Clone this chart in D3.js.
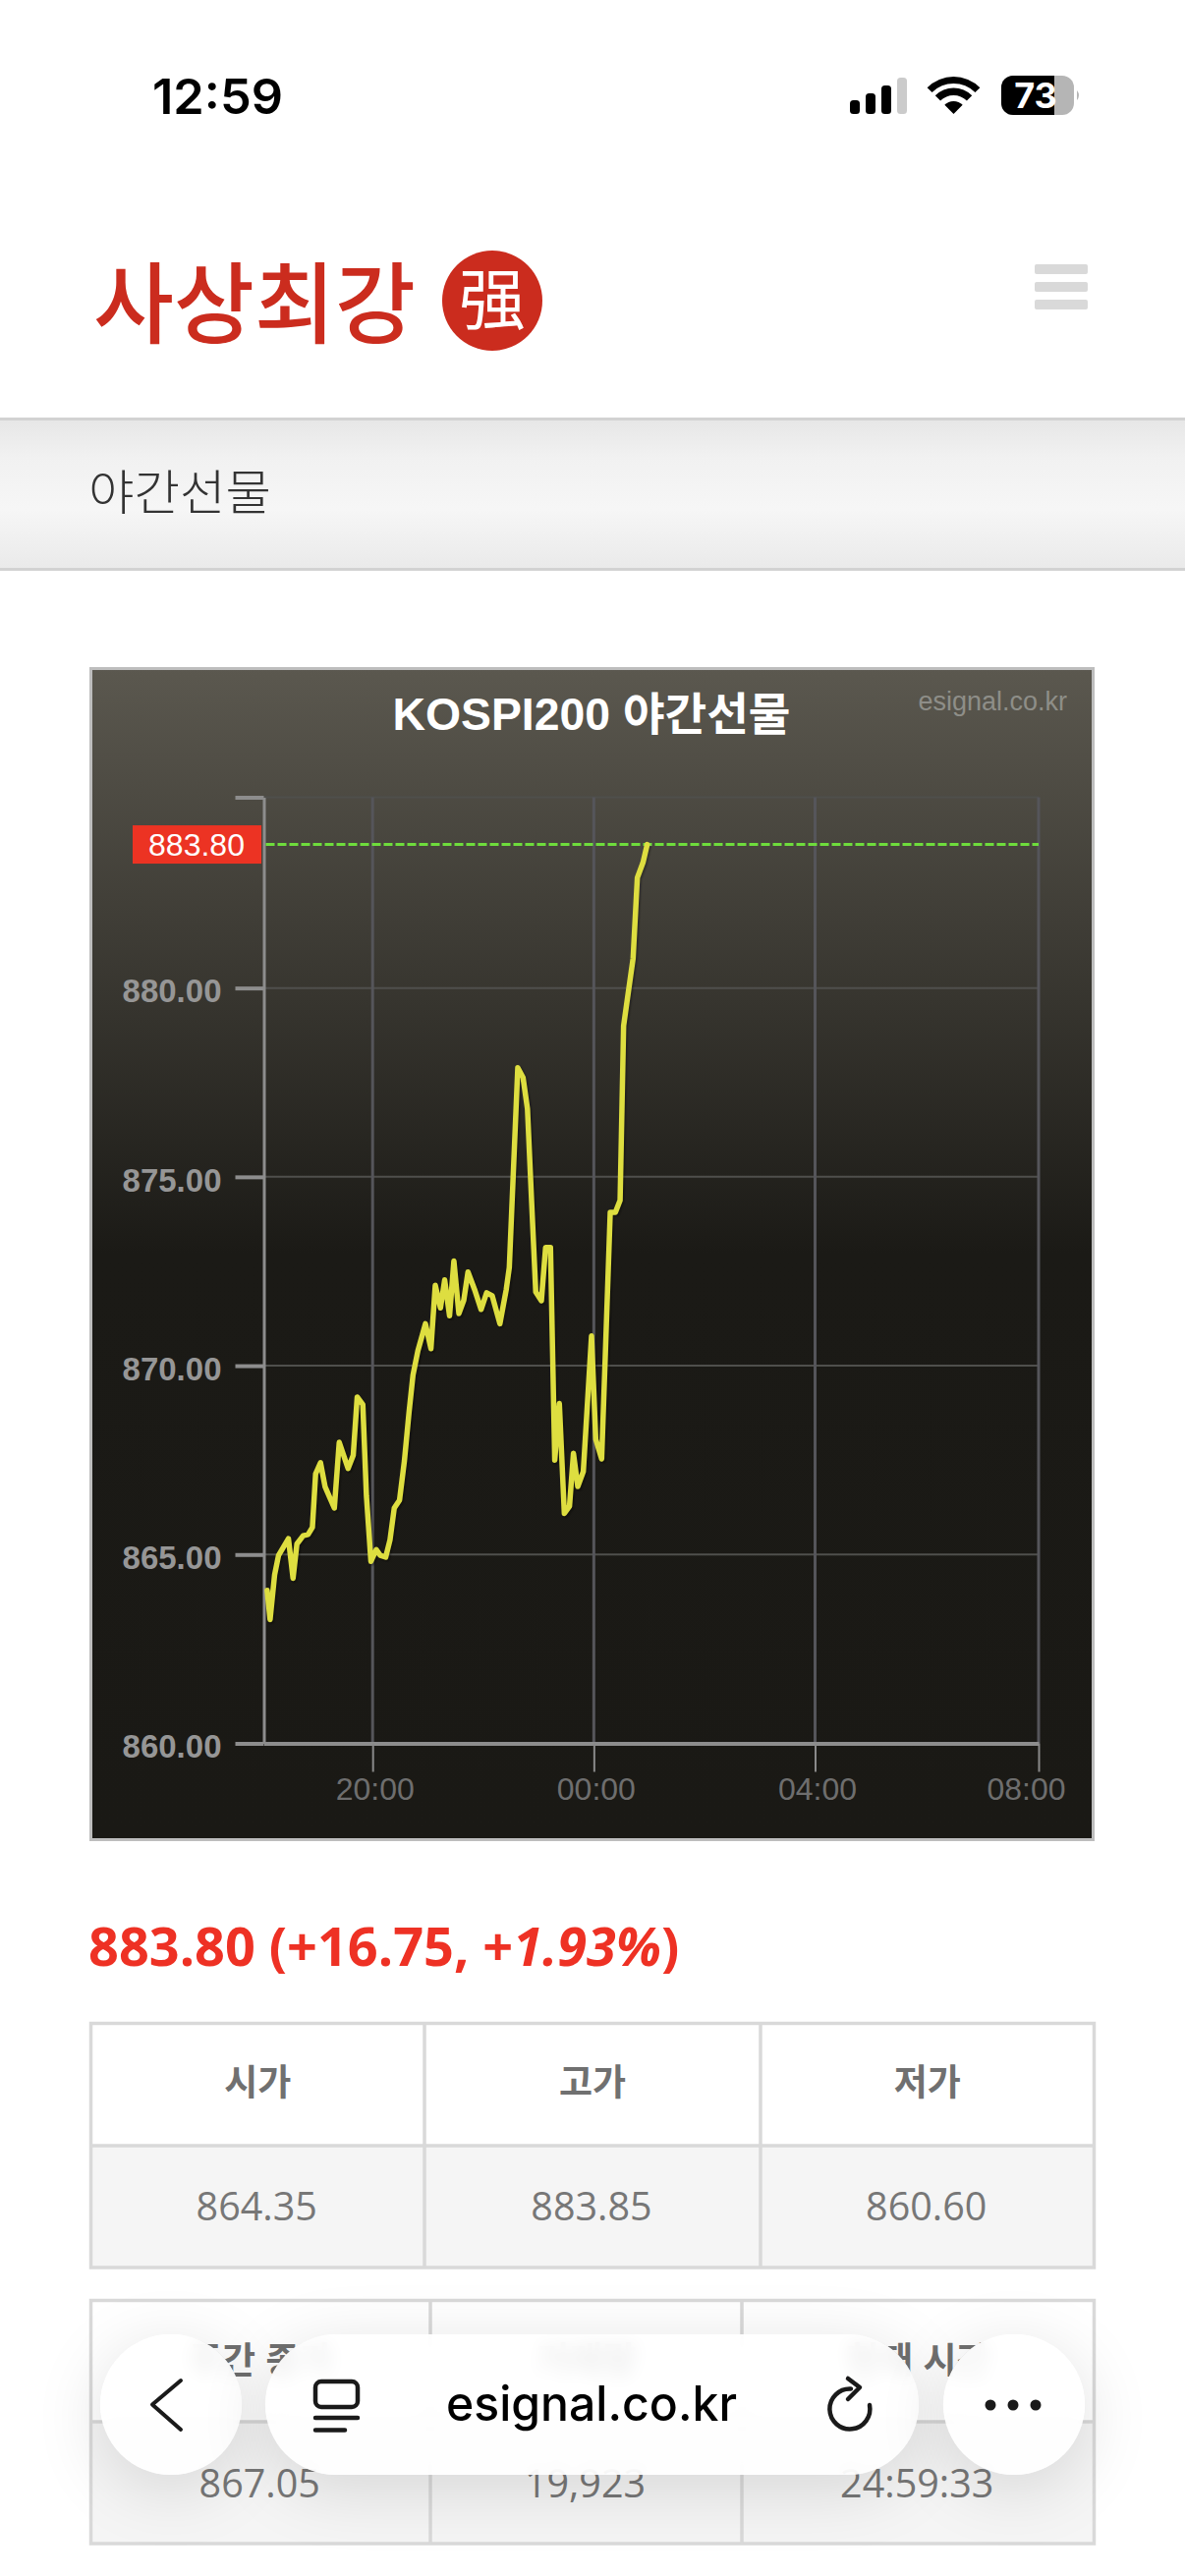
<!DOCTYPE html>
<html lang="ko">
<head>
<meta charset="utf-8">
<title>KOSPI200 야간선물</title>
<script src="https://cdn.jsdelivr.net/npm/d3@7"></script>
<style>
  html, body { margin: 0; padding: 0; background: #fff; }
  body { width: 1206px; height: 2622px; position: relative; overflow: hidden; }
  svg { position: absolute; left: 0; top: 0; display: block; }
  .pill {
    position: absolute; top: 2376px; height: 143px; border-radius: 72px;
    background: rgba(255,255,255,0.88);
    -webkit-backdrop-filter: blur(9px); backdrop-filter: blur(9px);
    box-shadow: 0 14px 70px rgba(0,0,0,0.13);
  }
</style>
</head>
<body>
<svg id="page" width="1206" height="2622"></svg>
<div class="pill" style="left:102px;width:144px"></div>
<div class="pill" style="left:270px;width:665px"></div>
<div class="pill" style="left:960px;width:144px"></div>
<svg id="toolbar" width="1206" height="2622"></svg>
<script>
// Night session quotes: minutes after 18:00 and the traded price
const sessionMinutes = [5.6,8.8,13.7,18,28.7,33.7,37.9,44.7,50,54.7,58.2,63.5,68.5,78.5,83.8,93.4,99,103.3,109.4,113.3,118.2,124,128.3,134.2,138.9,143.5,149.2,154.5,159.5,163.8,169.1,177.3,183.3,188,193.6,198.2,203.5,208.2,213.6,218.9,223.5,230.6,237.7,243.7,249.8,258.1,265,268.3,277.5,283.2,288,292.5,297,303.1,307.7,313,315.5,317.6,322.6,328,333.6,337.9,342.6,348.6,357.5,362.1,368.5,372.4,377.8,383.4,388.5,392.3,402.6,407.2,413.3,417.9];
const sessionPrices = [864.05,863.28,864.46,864.98,865.42,864.37,865.28,865.5,865.53,865.72,867.14,867.43,866.79,866.23,867.97,867.28,867.63,869.17,868.97,866.56,864.82,865.13,864.98,864.93,865.39,866.23,866.44,867.48,868.76,869.75,870.39,871.11,870.45,872.13,871.53,872.27,871.32,872.77,871.38,871.73,872.48,872.02,871.49,871.93,871.85,871.11,872.02,872.6,877.89,877.63,876.8,874.35,871.95,871.72,873.13,873.13,870.1,867.5,869,866.09,866.28,867.68,866.8,867.2,870.79,868.05,867.53,870.24,874.06,874.06,874.38,879,880.79,882.92,883.32,883.8];
const lastPrice = 883.8;

const priceTicks = [860,865,870,875,880];
const priceTop = 885.05;
const timeTicks = [120,360,600,842.5];
const timeLabels = ["20:00","00:00","04:00","08:00"];

const quoteLine = ["883.80 (+16.75, +", "1.93%", ")"];
const upperHeaders = ["시가","고가","저가"];
const upperValues = ["864.35","883.85","860.60"];
const lowerHeaders = ["주간 종가","거래량","현재 시간"];
const lowerValues = ["867.05","19,923","24:59:33"];

const KR = "'Noto Sans CJK KR','Noto Sans',sans-serif";
const ARIAL = "'Liberation Sans',Arial,sans-serif";
const page = d3.select("#page");
const defs = page.append("defs");

function gradient(id, x1, y1, x2, y2, stops) {
  const g = defs.append("linearGradient").attr("id", id)
    .attr("gradientUnits", "userSpaceOnUse")
    .attr("x1", x1).attr("y1", y1).attr("x2", x2).attr("y2", y2);
  stops.forEach(([o, c]) => g.append("stop").attr("offset", o).attr("stop-color", c));
}
gradient("band", 0, 428, 0, 578, [[0,"#e7e7e7"],[0.25,"#f1f1f1"],[0.6,"#f6f6f6"],[1,"#eaeaea"]]);
gradient("plate", 0, 680, 0, 1872, [[0,"#5b584f"],[0.5,"#1b1a16"],[1,"#1a1915"]]);

/* ---------- status bar ---------- */
page.append("text").attr("x", 155).attr("y", 116).text("12:59")
  .attr("font-family", "Inter,Roboto,sans-serif").attr("font-weight", 600).attr("font-size", 50)
  .attr("fill", "#000").attr("textLength", 133).attr("lengthAdjust", "spacingAndGlyphs");

const signalBars = [[865,102,"#000"],[881,95,"#000"],[897,87,"#000"],[913,79,"#cbcbcb"]];
page.selectAll("rect.signal").data(signalBars).join("rect").attr("class", "signal")
  .attr("x", d => d[0]).attr("y", d => d[1]).attr("width", 10).attr("height", d => 116 - d[1])
  .attr("rx", 3.5).attr("fill", d => d[2]);

const wifi = d3.arc().startAngle(-Math.PI / 4).endAngle(Math.PI / 4);
[[0,13],[19,26.5],[31,38]].forEach(([r0, r1]) =>
  page.append("path").attr("transform", "translate(970.5,116)")
    .attr("d", wifi({ innerRadius: r0, outerRadius: r1 })).attr("fill", "#000"));

page.append("rect").attr("x", 1019).attr("y", 77).attr("width", 74).attr("height", 40).attr("rx", 12).attr("fill", "#b5b5b5");
page.append("path").attr("d", "M1073 77H1031a12 12 0 0 0 -12 12V105a12 12 0 0 0 12 12H1073Z").attr("fill", "#000");
page.append("path").attr("d", "M1096 92q4 5 0 10Z").attr("fill", "#b5b5b5");
page.append("text").attr("x", 1054).attr("y", 110).attr("text-anchor", "middle").text("73")
  .attr("font-family", "Inter,Roboto,sans-serif").attr("font-weight", 700).attr("font-size", 36).attr("fill", "#fff");

/* ---------- site header ---------- */
page.append("text").attr("x", 95).attr("y", 342).text("사상최강")
  .attr("font-family", KR).attr("font-weight", 500).attr("font-size", 90).attr("fill", "#cb2c1e")
  .attr("textLength", 328).attr("lengthAdjust", "spacingAndGlyphs");
page.append("circle").attr("cx", 501).attr("cy", 306).attr("r", 51).attr("fill", "#cb2c1e");
page.append("text").attr("x", 501).attr("y", 330).attr("text-anchor", "middle").text("强")
  .attr("font-family", "'Noto Sans CJK SC',sans-serif").attr("font-size", 68).attr("fill", "#fff");

page.selectAll("rect.menu").data([269,287,305]).join("rect").attr("class", "menu")
  .attr("x", 1053).attr("y", d => d).attr("width", 54).attr("height", 10).attr("rx", 2).attr("fill", "#d9d9d9");

page.append("rect").attr("x", 0).attr("y", 428).attr("width", 1206).attr("height", 150).attr("fill", "url(#band)");
page.append("rect").attr("x", 0).attr("y", 425).attr("width", 1206).attr("height", 3).attr("fill", "#d2d2d2");
page.append("rect").attr("x", 0).attr("y", 578).attr("width", 1206).attr("height", 3).attr("fill", "#d2d2d2");
page.append("text").attr("x", 90).attr("y", 519).text("야간선물")
  .attr("font-family", KR).attr("font-weight", 300).attr("font-size", 49).attr("fill", "#333")
  .attr("textLength", 186).attr("lengthAdjust", "spacingAndGlyphs");

/* ---------- chart plate ---------- */
page.append("rect").attr("x", 92.5).attr("y", 680.5).attr("width", 1020).attr("height", 1192)
  .attr("fill", "url(#plate)").attr("stroke", "#bdbdbd").attr("stroke-width", 3);

const x = d3.scaleLinear().domain([2, 842.5]).range([268.5, 1057]);
const y = d3.scaleLinear().domain([860, priceTop]).range([1774.5, 811.5]);

// gridlines
const grid = page.append("g");
grid.selectAll("line.h").data([...priceTicks.slice(1), priceTop]).join("line").attr("class", "h")
  .attr("x1", x(2)).attr("x2", x(842.5)).attr("y1", y).attr("y2", y)
  .attr("stroke", "#4f4f4c").attr("stroke-width", 2);
grid.selectAll("line.v").data(timeTicks).join("line").attr("class", "v")
  .attr("x1", x).attr("x2", x).attr("y1", y(priceTop)).attr("y2", y(860))
  .attr("stroke", "#55555a").attr("stroke-width", 3);

// price axis
const priceAxis = page.append("g").attr("transform", `translate(${x(2)},0)`)
  .call(d3.axisLeft(y).tickValues([...priceTicks, priceTop]).tickSize(29).tickSizeOuter(0).tickPadding(14)
    .tickFormat(d => d === priceTop ? "" : d3.format(".2f")(d)));
priceAxis.select(".domain").attr("stroke", "#8d8d8d").attr("stroke-width", 3);
priceAxis.selectAll(".tick line").attr("stroke", "#8d8d8d").attr("stroke-width", 4);
priceAxis.selectAll(".tick text").attr("fill", "#969696").attr("font-family", ARIAL)
  .attr("font-weight", 700).attr("font-size", 33).attr("dy", "0.43em");

// time axis
const timeAxis = page.append("g").attr("transform", `translate(0,${y(860)})`)
  .call(d3.axisBottom(x).tickValues(timeTicks).tickSize(29).tickSizeOuter(0).tickPadding(5)
    .tickFormat((d, i) => timeLabels[i]));
timeAxis.select(".domain").attr("stroke", "#8d8d8d").attr("stroke-width", 4);
timeAxis.selectAll(".tick line").attr("stroke", "#8a8a8a").attr("stroke-width", 2);
timeAxis.selectAll(".tick text").attr("fill", "#6e6e6e").attr("font-family", ARIAL)
  .attr("font-size", 32).attr("dy", "0.72em").attr("x", (d, i) => i === 3 ? -13 : 2);

// current price level and its flag
page.append("line").attr("x1", x(2) + 2).attr("x2", x(842.5)).attr("y1", y(lastPrice)).attr("y2", y(lastPrice))
  .attr("stroke", "#6edc3c").attr("stroke-width", 3).attr("stroke-dasharray", "9 3");
page.append("rect").attr("x", 135).attr("y", y(lastPrice) - 19.5).attr("width", 131).attr("height", 39).attr("fill", "#ec3323");
page.append("text").attr("x", 200).attr("y", y(lastPrice) + 11).attr("text-anchor", "middle").text(d3.format(".2f")(lastPrice))
  .attr("font-family", ARIAL).attr("font-size", 32).attr("fill", "#fff");

// price line with a soft drop shadow
const priceLine = d3.line().x((d, i) => x(sessionMinutes[i])).y(d => y(d));
[[8, 0.05], [6.5, 0.08], [5, 0.12]].forEach(([w, o]) =>
  page.append("path").attr("d", priceLine(sessionPrices)).attr("transform", "translate(1.5,1.5)")
    .attr("fill", "none").attr("stroke", "#000").attr("stroke-opacity", o).attr("stroke-width", w)
    .attr("stroke-linejoin", "round"));
page.append("path").attr("d", priceLine(sessionPrices)).attr("fill", "none")
  .attr("stroke", "#dede40").attr("stroke-width", 5.5).attr("stroke-linejoin", "round").attr("stroke-linecap", "round");

// titles
page.append("text").attr("x", 602).attr("y", 743).attr("text-anchor", "middle").text("KOSPI200 야간선물")
  .attr("font-family", `${ARIAL.split(",")[0]},${KR}`).attr("font-weight", 700).attr("font-size", 46).attr("fill", "#fff")
  .attr("textLength", 405).attr("lengthAdjust", "spacingAndGlyphs");
page.append("text").attr("x", 1086).attr("y", 723).attr("text-anchor", "end").text("esignal.co.kr")
  .attr("font-family", ARIAL).attr("font-size", 27).attr("fill", "#8e8e88");

/* ---------- quote line ---------- */
const quote = page.append("text").attr("x", 90).attr("y", 2001)
  .attr("font-family", "'Open Sans',sans-serif").attr("font-weight", 700).attr("font-size", 54).attr("fill", "#ee3124");
quoteLine.forEach((t, i) => quote.append("tspan").text(t).attr("font-style", i === 1 ? "italic" : "normal"));

/* ---------- stat tables ---------- */
function statTable(top, mid, bottom, splits, headers, values, headerY, valueY) {
  const left = 92.5, right = 1113.5;
  const g = page.append("g");
  g.append("rect").attr("x", left).attr("y", mid).attr("width", right - left).attr("height", bottom - mid).attr("fill", "#f5f5f5");
  g.append("rect").attr("x", left).attr("y", top).attr("width", right - left).attr("height", bottom - top)
    .attr("fill", "none").attr("stroke", "#d9d9d9").attr("stroke-width", 3.5);
  g.append("line").attr("x1", left).attr("x2", right).attr("y1", mid).attr("y2", mid).attr("stroke", "#d9d9d9").attr("stroke-width", 3.5);
  g.selectAll("line.split").data(splits).join("line").attr("class", "split")
    .attr("x1", d => d).attr("x2", d => d).attr("y1", top).attr("y2", bottom).attr("stroke", "#d9d9d9").attr("stroke-width", 3.5);
  const edges = [left, ...splits, right];
  const center = i => (edges[i] + edges[i + 1]) / 2;
  g.selectAll("text.h").data(headers).join("text").attr("class", "h")
    .attr("x", (d, i) => center(i)).attr("y", headerY).attr("text-anchor", "middle").text(d => d)
    .attr("font-family", KR).attr("font-weight", 700).attr("font-size", 37).attr("fill", "#707070");
  g.selectAll("text.v").data(values).join("text").attr("class", "v")
    .attr("x", (d, i) => center(i) - 1).attr("y", valueY).attr("text-anchor", "middle").text(d => d)
    .attr("font-family", "'Open Sans',sans-serif").attr("font-size", 39.5).attr("fill", "#777");
}
statTable(2059.5, 2184, 2308, [432, 774], upperHeaders, upperValues, 2133, 2260);
statTable(2341.5, 2465, 2589, [438, 755], lowerHeaders, lowerValues, 2416, 2542);

/* ---------- browser toolbar ---------- */
const bar = d3.select("#toolbar");
const icon = { fill: "none", stroke: "#1a1a1a", "stroke-linecap": "round", "stroke-linejoin": "round" };
function drawIcon(sel, w) { Object.entries(icon).forEach(([k, v]) => sel.attr(k, v)); sel.attr("stroke-width", w); return sel; }
drawIcon(bar.append("path").attr("d", "M184 2423L155 2447.5L184 2473"), 4);
drawIcon(bar.append("rect").attr("x", 321).attr("y", 2424).attr("width", 43).attr("height", 26).attr("rx", 6), 4.5);
drawIcon(bar.append("path").attr("d", "M321 2461H364M321 2473.5H351"), 4.5);
bar.append("text").attr("x", 602).attr("y", 2464).attr("text-anchor", "middle").text("esignal.co.kr")
  .attr("font-family", "Inter,Roboto,sans-serif").attr("font-weight", 500).attr("font-size", 49).attr("fill", "#000")
  .attr("textLength", 296).attr("lengthAdjust", "spacingAndGlyphs");
drawIcon(bar.append("path").attr("d", "M885 2448A20.5 20.5 0 1 1 866 2431.5M863 2421L875 2430L863 2442"), 4.5);
bar.selectAll("circle").data([1008, 1031, 1054]).join("circle")
  .attr("cx", d => d).attr("cy", 2448).attr("r", 5.5).attr("fill", "#1a1a1a");
</script>
</body>
</html>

## Goal
Copy and report every line where the word "chart" is present.

## Task response
Clone this chart in D3.js.
/* ---------- chart plate ---------- */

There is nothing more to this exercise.